The Honorable Betsy De Vos
U.S. Department of Education
400 Maryland Avenue SW
Washington, DC 20202
Dear Secretary De Vos:
On behalf of the Conference of State Bank Supervisors (CSBS), I am writing to oppose the regulatory interpretation the Department of Education is reportedly planning to issue that would seek to preempt state authority over student loan servicers and debt collectors. This effort at preemption by regulatory fiat runs counter to the Congressionally mandated state-federal balance in financial regulation and exceeds the Department’s authority.
CSBS is the nationwide organization of banking regulators from all 50 states, American Samoa, the District of Columbia, Guam, Puerto Rico, and the U.S. Virgin Islands. The mission of CSBS is to support the leadership role of state banking supervisors in advancing the state banking system; ensuring safety and soundness; promoting economic growth and consumer protection; and fostering innovative state regulation of the financial services industry.

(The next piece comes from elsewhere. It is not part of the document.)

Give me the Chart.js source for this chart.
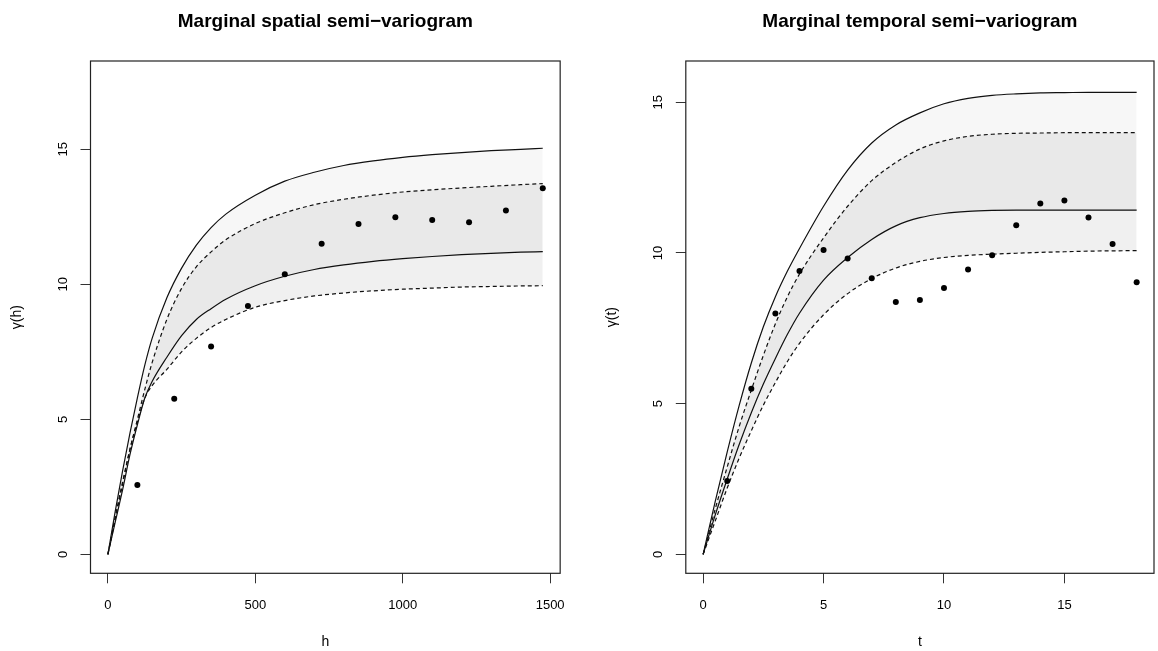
<!DOCTYPE html>
<html>
<head>
<meta charset="utf-8">
<title>Marginal semi-variograms</title>
<script src="https://cdn.jsdelivr.net/npm/chart.js@4.4.1/dist/chart.umd.min.js"></script>
<style>
    html, body { margin: 0; padding: 0; background: #fff; }
    #wrap { position: relative; width: 1158px; height: 651px; }
    .panel { position: absolute; top: 0; width: 579px; height: 651px; }
    #panel-spatial { left: 0; }
    #panel-temporal { left: 579px; }
</style>
</head>
<body>
<div id="wrap">
    <div class="panel" id="panel-spatial"><canvas id="chart-spatial"></canvas></div>
    <div class="panel" id="panel-temporal"><canvas id="chart-temporal"></canvas></div>
</div>
<script>
// ---- spatial panel ----
const spatialTitle = 'Marginal spatial semi−variogram';
const lagH = [100, 225, 350, 475, 600, 725, 850, 975, 1100, 1225, 1350, 1475];
const gammaH = [2.57, 5.76, 7.70, 9.20, 10.37, 11.50, 12.23, 12.48, 12.38, 12.30, 12.73, 13.56];
const curveH = [0, 25, 50, 75, 100, 125, 150, 200, 250, 300, 350, 400, 500, 600, 700, 800, 900, 1000, 1100, 1200, 1300, 1400, 1475];
const spatialUpper = [0, 1.6, 3.1, 4.5, 5.8, 7.0, 8.0, 9.5, 10.6, 11.45, 12.1, 12.6, 13.3, 13.82, 14.15, 14.4, 14.57, 14.7, 14.8, 14.88, 14.95, 15.0, 15.04];
const spatialUpperDash = [0, 1.4, 2.7, 3.9, 5.0, 6.1, 7.1, 8.7, 9.85, 10.65, 11.2, 11.65, 12.25, 12.65, 12.95, 13.15, 13.3, 13.42, 13.5, 13.57, 13.63, 13.69, 13.73];
const spatialFit = [0, 1.2, 2.4, 3.7, 4.8, 5.78, 6.4, 7.3, 8.1, 8.7, 9.1, 9.45, 9.95, 10.3, 10.55, 10.72, 10.85, 10.95, 11.03, 11.1, 11.15, 11.19, 11.21];
const spatialLowerDash = [0, 1.3, 2.6, 3.9, 4.9, 5.78, 6.25, 6.85, 7.5, 8.0, 8.4, 8.7, 9.15, 9.4, 9.57, 9.68, 9.76, 9.82, 9.86, 9.9, 9.92, 9.94, 9.95];
const spatialTicksX = [0, 500, 1000, 1500];
const spatialTicksY = [0, 5, 10, 15];

// ---- temporal panel ----
const temporalTitle = 'Marginal temporal semi−variogram';
const lagT = [1, 2, 3, 4, 5, 6, 7, 8, 9, 10, 11, 12, 13, 14, 15, 16, 17, 18];
const gammaT = [2.43, 5.49, 7.99, 9.40, 10.10, 9.82, 9.16, 8.37, 8.44, 8.84, 9.45, 9.92, 10.92, 11.64, 11.74, 11.18, 10.30, 9.03];
const curveT = [0, 0.5, 1, 1.5, 2, 2.5, 3, 3.5, 4, 5, 6, 7, 8, 9, 10, 11, 12, 13, 14, 15, 16, 17, 18];
const temporalUpper = [0, 1.75, 3.4, 4.95, 6.35, 7.55, 8.55, 9.4, 10.15, 11.55, 12.75, 13.65, 14.25, 14.65, 14.95, 15.13, 15.23, 15.28, 15.31, 15.32, 15.33, 15.33, 15.33];
const temporalUpperDash = [0, 1.5, 2.9, 4.25, 5.45, 6.6, 7.65, 8.55, 9.3, 10.5, 11.55, 12.4, 13.0, 13.45, 13.72, 13.87, 13.94, 13.97, 13.98, 13.99, 13.99, 13.99, 13.99];
const temporalFit = [0, 1.3, 2.5, 3.65, 4.7, 5.65, 6.5, 7.3, 8.0, 9.1, 9.85, 10.45, 10.9, 11.17, 11.31, 11.38, 11.41, 11.42, 11.42, 11.42, 11.42, 11.42, 11.42];
const temporalLowerDash = [0, 1.1, 2.2, 3.2, 4.1, 4.95, 5.7, 6.4, 7.0, 7.95, 8.65, 9.15, 9.5, 9.72, 9.85, 9.92, 9.96, 9.99, 10.02, 10.04, 10.06, 10.07, 10.08];
const temporalTicksX = [0, 5, 10, 15];
const temporalTicksY = [0, 5, 10, 15];

const FONT = "'Liberation Sans', Arial, Helvetica, sans-serif";

// box round the plot region, like R's box()
const plotBox = {
    id: 'plotBox',
    afterDraw(chart) {
        const { ctx, chartArea: a } = chart;
        ctx.save();
        ctx.strokeStyle = '#222';
        ctx.lineWidth = 1.2;
        ctx.strokeRect(a.left, a.top, a.right - a.left, a.bottom - a.top);
        ctx.restore();
    }
};

function xy(xs, ys) {
    return xs.map((x, i) => ({ x, y: ys[i] }));
}

function curve(xs, ys, dash, fillTo, bg) {
    return {
        data: xy(xs, ys),
        borderColor: '#111',
        borderWidth: 1.2,
        borderDash: dash,
        pointRadius: 0,
        cubicInterpolationMode: 'monotone',
        fill: fillTo,
        backgroundColor: bg || 'transparent'
    };
}

function makePanel(canvasId, p) {
    const tickGrid = { display: true, drawOnChartArea: false, drawTicks: true, tickLength: 10, color: '#333', lineWidth: 1 };
    const plain = v => String(v);
    return new Chart(document.getElementById(canvasId), {
        type: 'line',
        data: {
            datasets: [
                { data: xy(p.obsX, p.obsY), showLine: false, pointRadius: 3, pointBackgroundColor: '#000', pointBorderWidth: 0 },
                curve(p.curveX, p.upper, [], 3, 'rgba(0,0,0,0.03)'),
                curve(p.curveX, p.upperDash, [4, 3], 4, 'rgba(0,0,0,0.06)'),
                curve(p.curveX, p.fit, [], false),
                curve(p.curveX, p.lowerDash, [4, 3], false)
            ]
        },
        options: {
            responsive: true,
            maintainAspectRatio: false,
            animation: false,
            layout: { padding: { left: 0, right: p.padRight, top: 0, bottom: 0 } },
            plugins: {
                legend: { display: false },
                tooltip: { enabled: false },
                title: {
                    display: true,
                    text: p.title,
                    fullSize: false,
                    color: '#000',
                    font: { family: FONT, size: 19, weight: 'bold' },
                    padding: { top: 10.5, bottom: 27.7 }
                }
            },
            scales: {
                x: {
                    type: 'linear',
                    min: p.xMin,
                    max: p.xMax,
                    afterBuildTicks: s => { s.ticks = p.ticksX.map(v => ({ value: v })); },
                    afterFit: s => { s.height = 77.7; },
                    grid: tickGrid,
                    border: { display: false },
                    ticks: { color: '#000', font: { family: FONT, size: 13 }, padding: 14, maxRotation: 0, callback: plain },
                    title: { display: true, text: p.xLabel, color: '#000', font: { family: FONT, size: 14 }, padding: { top: 0, bottom: 0 } }
                },
                y: {
                    type: 'linear',
                    min: p.yMin,
                    max: p.yMax,
                    afterBuildTicks: s => { s.ticks = p.ticksY.map(v => ({ value: v })); },
                    afterFit: s => { s.width = p.yAxisWidth; },
                    grid: tickGrid,
                    border: { display: false },
                    ticks: { color: '#000', font: { family: FONT, size: 13 }, padding: 10.3, minRotation: 90, maxRotation: 90, crossAlign: 'center', callback: plain },
                    title: { display: true, text: p.yLabel, color: '#000', font: { family: FONT, size: 14 }, padding: { top: p.yAxisWidth - 82, bottom: 0 } }
                }
            }
        },
        plugins: [plotBox]
    });
}

makePanel('chart-spatial', {
    title: spatialTitle, xLabel: 'h', yLabel: 'γ(h)',
    obsX: lagH, obsY: gammaH, curveX: curveH,
    upper: spatialUpper, upperDash: spatialUpperDash, fit: spatialFit, lowerDash: spatialLowerDash,
    ticksX: spatialTicksX, ticksY: spatialTicksY,
    xMin: -59, xMax: 1534, yMin: -0.70, yMax: 18.27,
    yAxisWidth: 90.5, padRight: 17
});

makePanel('chart-temporal', {
    title: temporalTitle, xLabel: 't', yLabel: 'γ(t)',
    obsX: lagT, obsY: gammaT, curveX: curveT,
    upper: temporalUpper, upperDash: temporalUpperDash, fit: temporalFit, lowerDash: temporalLowerDash,
    ticksX: temporalTicksX, ticksY: temporalTicksY,
    xMin: -0.72, xMax: 18.72, yMin: -0.63, yMax: 16.37,
    yAxisWidth: 106.8, padRight: 0.4
});
</script>
</body>
</html>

State regulators charter and supervise 78 percent of all banks in the United States. In addition, state regulators license and supervise a variety of non-depository financial services. CSBS, on behalf of state regulators, also operates the Nationwide Multistate Licensing System (NMLS) to license and register those engaged in mortgage, money transmission, consumer finance, debt collection, and other non-depository financial services industries.

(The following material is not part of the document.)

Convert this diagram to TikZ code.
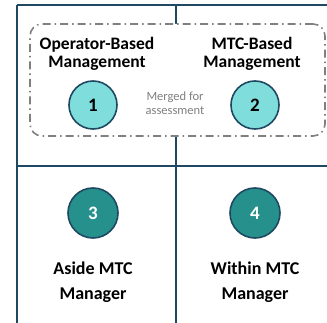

Reported Preemption Guidance is Contrary to Law
Responsibility for regulating and supervising debt collectors – like other nonbank financial services -- has historically resided at the state level. The licensing of financial services activities takes place primarily at the state level, because, as a function of the inherent police power of the states, the protection of the public welfare is primarily a matter of local concern.1 Indeed, as Justice Brandeis explained over 70 years ago: “[i]t is one of the happy incidents of the federal system that a single courageous State may, if its citizens choose, serve as a laboratory; and try novel social and economic experiments without risk to the rest of the country.”2
Congress has deliberately preserved this cooperative state-federal regulatory framework for nonbank financial services activities for the benefit of consumers and providers of financial services alike. Consumers benefit because the proximity of the state regulatory framework has proven to be more accountable to local concerns and enables the public to conduct their own assessment as to whether the degree of consumer protections afforded by a State accords with their personal preferences.
Preemption of state licensing or regulation is a policy response that Congress has carefully considered and chosen to do in certain circumstances through specific legislation. The Department’s purported interpretation, in addition to flouting Congressional intent, also upsets the calibrated state-federal balance of financial regulation of student lending.

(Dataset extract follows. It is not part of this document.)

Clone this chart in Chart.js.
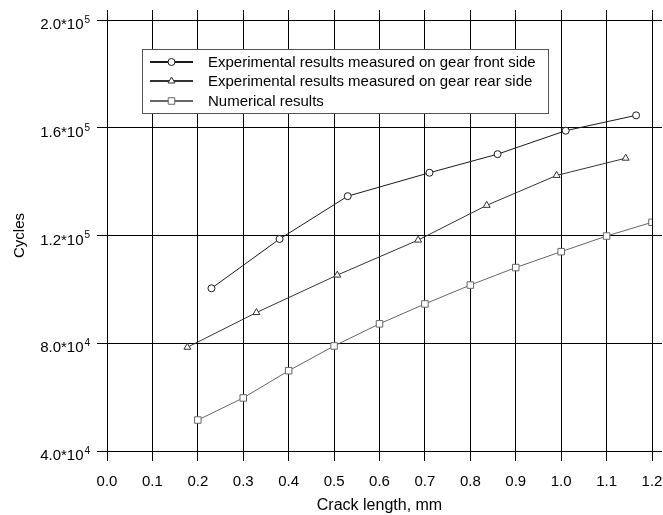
<!DOCTYPE html>
<html>
<head>
<meta charset="utf-8">
<script src="https://cdn.jsdelivr.net/npm/chart.js@4.4.1/dist/chart.umd.min.js"></script>
<style>
  html, body { margin: 0; padding: 0; background: #fff; }
  canvas { display: block; }
</style>
</head>
<body>
<canvas id="chart" width="663" height="515"></canvas>
<script>
// Dane
const seriesNames = [
    'Experimental results measured on gear front side',
    'Experimental results measured on gear rear side',
    'Numerical results'
];

const frontX = [0.23, 0.38, 0.53, 0.71, 0.86, 1.01, 1.165];
const frontY = [100400, 118700, 134600, 143300, 150200, 158900, 164600];

const rearX = [0.177, 0.329, 0.507, 0.685, 0.836, 0.99, 1.142];
const rearY = [78500, 91400, 105300, 118300, 131200, 142300, 148700];

const numX = [0.2, 0.3, 0.4, 0.5, 0.6, 0.7, 0.8, 0.9, 1.0, 1.1, 1.2];
const numY = [51500, 59700, 69800, 79000, 87200, 94600, 101600, 108100, 114000, 119800, 124900];

// Etykiety osi Y: mantysa + wykładnik (indeks górny)
const yTickValues = [40000, 80000, 120000, 160000, 200000];
const yTickMantissa = ['4.0*10', '8.0*10', '1.2*10', '1.6*10', '2.0*10'];
const yTickExponent = ['4', '4', '5', '5', '5'];

const FONT = 'Liberation Sans, Arial, Helvetica, sans-serif';

function punkty(xs, ys) {
    return xs.map((x, i) => ({ x: x, y: ys[i] }));
}

/**
 * Rysuje znacznik (w legendzie) tak jak Chart.js
 */
function rysujZnacznik(ctx, styl, x, y, r) {
    ctx.beginPath();
    if (styl === 'circle') {
        ctx.arc(x, y, r, 0, Math.PI * 2);
    } else if (styl === 'triangle') {
        let rad = 0;
        ctx.moveTo(x + Math.sin(rad) * r, y - Math.cos(rad) * r);
        rad += Math.PI * 2 / 3;
        ctx.lineTo(x + Math.sin(rad) * r, y - Math.cos(rad) * r);
        rad += Math.PI * 2 / 3;
        ctx.lineTo(x + Math.sin(rad) * r, y - Math.cos(rad) * r);
        ctx.closePath();
    } else {
        const s = Math.SQRT1_2 * r;
        ctx.rect(x - s, y - s, 2 * s, 2 * s);
    }
    ctx.fill();
    ctx.stroke();
}

// Legenda w ramce wewnątrz obszaru wykresu
const legendaWRamce = {
    id: 'legendaWRamce',
    beforeDatasetsDraw(chart) {
        const { ctx, chartArea } = chart;
        const left = chartArea.left + 35;
        const top = chartArea.top + 29;
        const w = 406, h = 64;
        ctx.save();
        ctx.fillStyle = '#fff';
        ctx.fillRect(left, top, w, h);
        ctx.strokeStyle = '#555';
        ctx.lineWidth = 1;
        ctx.strokeRect(left + 0.5, top + 0.5, w, h);

        chart.data.datasets.forEach((ds, i) => {
            const y = Math.round(top + 12.5 + i * 19.5);
            ctx.strokeStyle = ds.borderColor;
            ctx.lineWidth = 2;
            ctx.beginPath();
            ctx.moveTo(left + 8, y);
            ctx.lineTo(left + 51, y);
            ctx.stroke();

            ctx.fillStyle = '#fff';
            ctx.strokeStyle = ds.pointBorderColor;
            ctx.lineWidth = 1;
            rysujZnacznik(ctx, ds.pointStyle, left + 29.5, y, ds.pointRadius);

            ctx.fillStyle = '#000';
            ctx.font = '15px ' + FONT;
            ctx.textBaseline = 'middle';
            ctx.textAlign = 'left';
            ctx.fillText(ds.label, left + 66, y + 0.5);
        });
        ctx.restore();
    }
};

// Etykiety osi Y z wykładnikiem w indeksie górnym
const etykietyPotegi = {
    id: 'etykietyPotegi',
    afterDraw(chart) {
        const { ctx } = chart;
        const skala = chart.scales.y;
        const xPrawy = skala.right - 10 - 13.5;
        ctx.save();
        ctx.fillStyle = '#000';
        ctx.textBaseline = 'middle';
        skala.ticks.forEach(t => {
            const i = yTickValues.indexOf(t.value);
            if (i < 0) return;
            const py = skala.getPixelForValue(t.value);
            ctx.font = '15px ' + FONT;
            ctx.textAlign = 'right';
            ctx.fillText(yTickMantissa[i], xPrawy, py + 5);
            ctx.font = '10px ' + FONT;
            ctx.textAlign = 'left';
            ctx.fillText(yTickExponent[i], xPrawy + 1, py);
        });
        ctx.restore();
    }
};

const siatka = { color: '#000', lineWidth: 1, tickLength: 10 };

new Chart(document.getElementById('chart'), {
    type: 'line',
    data: {
        datasets: [
            {
                label: seriesNames[0],
                data: punkty(frontX, frontY),
                borderColor: '#1a1a1a',
                borderWidth: 1,
                pointStyle: 'circle',
                pointRadius: 3.5,
                pointBorderColor: '#1a1a1a',
                pointBackgroundColor: '#fff',
                pointBorderWidth: 1
            },
            {
                label: seriesNames[1],
                data: punkty(rearX, rearY),
                borderColor: '#333',
                borderWidth: 1,
                pointStyle: 'triangle',
                pointRadius: 4,
                pointBorderColor: '#333',
                pointBackgroundColor: '#fff',
                pointBorderWidth: 1
            },
            {
                label: seriesNames[2],
                data: punkty(numX, numY),
                borderColor: '#666',
                borderWidth: 1,
                pointStyle: 'rect',
                pointRadius: 4.6,
                pointBorderColor: '#666',
                pointBackgroundColor: '#fff',
                pointBorderWidth: 1
            }
        ]
    },
    options: {
        responsive: false,
        animation: false,
        devicePixelRatio: 1,
        layout: { padding: 0 },
        plugins: {
            legend: { display: false },
            tooltip: { enabled: false }
        },
        scales: {
            x: {
                type: 'linear',
                position: 'bottom',
                min: 0,
                max: 1.2,
                ticks: {
                    stepSize: 0.1,
                    padding: 12,
                    color: '#000',
                    font: { family: FONT, size: 15 },
                    callback: v => v.toFixed(1)
                },
                grid: siatka,
                border: { color: '#000', width: 1 },
                title: {
                    display: true,
                    text: 'Crack length, mm',
                    color: '#000',
                    font: { family: FONT, size: 16 },
                    padding: { top: 0, bottom: 0 }
                },
                afterFit: s => { s.height = 64; s.paddingLeft = 0; s.paddingRight = 0; }
            },
            x2: {
                type: 'linear',
                axis: 'x',
                position: 'top',
                min: 0,
                max: 1.2,
                ticks: { display: false, stepSize: 0.1 },
                grid: { color: '#000', lineWidth: 1, tickLength: 10, drawOnChartArea: false },
                border: { color: '#000', width: 1 },
                afterFit: s => { s.height = 20; s.paddingLeft = 0; s.paddingRight = 0; }
            },
            y: {
                type: 'linear',
                position: 'left',
                min: 40000,
                max: 200000,
                ticks: { stepSize: 40000, display: false },
                grid: siatka,
                border: { color: '#000', width: 1 },
                title: {
                    display: true,
                    text: 'Cycles',
                    color: '#000',
                    font: { family: FONT, size: 15 },
                    padding: { top: 11, bottom: 0 }
                },
                afterFit: s => { s.width = 107; s.paddingTop = 0; s.paddingBottom = 0; }
            },
            y2: {
                type: 'linear',
                axis: 'y',
                position: 'right',
                min: 40000,
                max: 200000,
                ticks: { display: false, stepSize: 40000 },
                grid: { color: '#000', lineWidth: 1, tickLength: 10, drawOnChartArea: false },
                border: { color: '#000', width: 1 },
                afterFit: s => { s.width = 11; }
            }
        }
    },
    plugins: [legendaWRamce, etykietyPotegi]
});
</script>
</body>
</html>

State regulators firmly oppose this attempt at preemption through a mere interpretive notice. This decision rests with Congress and not with a federal agency.
President and CEO
1 Lewis v. BT Inv. Managers, 447 U.S. 27, 38 (1980) (“both as a matter of history and as a matter of present commercial reality, banking and related financial activities are of profound local concern. . . . [S]ound financial institutions and honest financial practices are essential to the health of any State's economy and to the well-being of its people.”)
2 See e.g., New State Ice Co. v. Liebmann, 285 U.S. 262, 311 (1932) (Brandeis, J., dissenting).